Unscathed at 13-0 overall, the Blue Jays were Chuck Norris, Goliath, and Superman all meshed into one seemingly unbeatable football machine. For instance, their senior class had not lost a game in their high school careers and their 57-game winning streak was the best that the state of Ohio had seen in over seven decades of high school football. Despite weathering a head-coaching change midway through the incredible streak, St. John's didn't miss a beat, and in 2000 they pummeled opponents by nearly 30 points per game. Averaging more than 43 points per outing, their super-charged offense was steered by running back Zach Weber who, although he was 5-7 with his cleats on and weighed less than 150 pounds, was about as easy to catch as a greased rabbit on roller skates.
"The first time we played them, they gave us a run for it, and we knew our hands would be full playing them in the playoffs," commented Weber, who accumulated a mind-boggling 2,200 yards and 31 touchdowns to that point in the season, including six touchdowns and 267 yards against Marion Local in the regular season meeting. "We won by 21 points in the regular season, but they had an injury to a key player and it really took the wind out of their sails. It was much closer than the score indicated, and we knew facing them again would be a battle."
Although the Flyers were anything but a Cinderella team that particular year, the prospects of knocking St. John's from their throne was an vision that not many outside of coach Tim Goodwin's locker room even dreamed possible. At 12-1, the Flyers marched into the Division VI state semi-final game with underdog stamped all over them. They were headlined by the dynamic tandem of quarterback Mitch Knapke and wide receiver B.J. Wolters, who played pitch-and-catch for 24 touchdowns in 12 games.

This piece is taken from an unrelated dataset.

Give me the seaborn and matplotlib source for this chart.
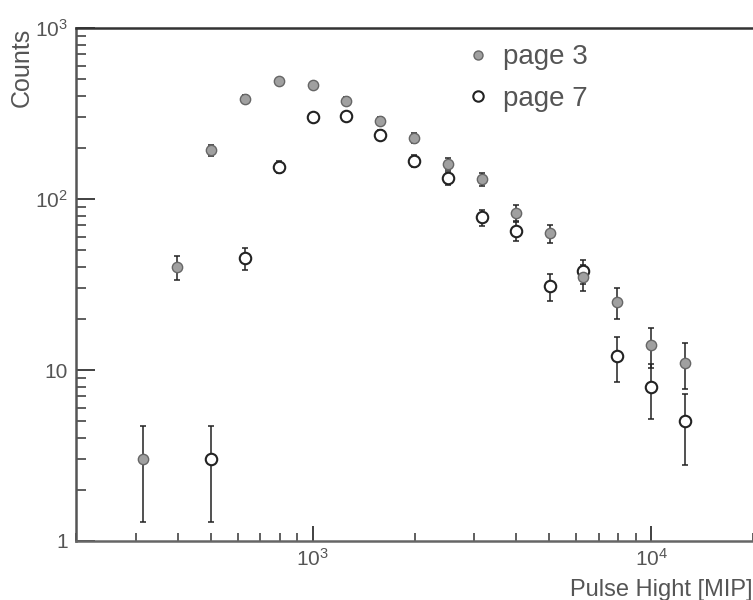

The overflowing crowd at Donnell Stadium curiously gazed on as the Flyers took the contest's opening possession and methodically powered their way 79 yards in 13 plays before running back Greg Schulte bulled into the end zone from one yard out. St. John's countered with 13 straight points, but just before halftime Marion Local's kicker Bart Heckman pulled his team to within three points at 13-10 with a 22-yard field goal.
"It is weird because so long after the fact, I can still remember even the smallest details of my high school career all the way back to when I was a freshman," explained Weber who finished the game with 199 yards. "That game was really a complete blur though. I do remember at halftime that it was a close game and I had a really strange feeling - something just didn't feel right."
Three minutes into the third period, and just as optimism seared throughout the Flyer sidelines, St. John's interjected with a touch of reality when they widened their lead to 20-10 following an 18-yard touchdown pass by quarterback Craig Hershey. The Flyers rallied back to within three though, following Ryan Fleck's one-yard touchdown run with just under three minutes to play in the third quarter.
"No matter how many we got down in that game, I don't ever remember there being a sense of panic," commented Wolters, who tallied three catches for 57 yards in the battle. "I remember watching film the next week and when we trailed by ten, Coach Goodwin stopped the film and pointed out how 95 percent of teams in that same situation against St. John's would have packed it in. Honestly, that never even entered our minds at that point."
Midway through the last stanza, the Flyers retained possession, and the dramatics calmly fell into place. With the pigskin resting near midfield, Knapke secured the snap and tucked the ball into Schulte's mid-section, who in turn handed the ball to Wolters as he raced by. The puzzled Blue Jay defense bit on what they thought was a reverse just as Wolters applied the brakes and heaved his pass toward a wide-open Kevin Thobe, who hauled it in before turning and racing 57-yards for the go-ahead score.
"That ball seemed to hang up there forever," laughed Thobe, who finished the contest with three catches for 91 yards. "It was just sort of wobbling toward me, and I was picturing myself catching it and making the big play afterward. Thankfully, that's how it turned out."
The Flyers forced St. John's to punt a few moments later and smelling blood, they retained possession at their own ten-yard line. Knapke orchestrated an 80-yard drive, before it sputtered at the St. John's ten after a fumble. With just under two minutes to play, the gasping Blue Jays were giving a final opportunity. Needing nothing less than a touchdown, they managed to move as close as the 22-yard line before time ran out, and the Flyers deliriously rushed the field.
"I really don't remember whether we had run that play before or not," explained Goodwin. "Running a trick play like that is literally rolling the dice - sometimes it works out great, and sometimes it just sort of blows up in your face."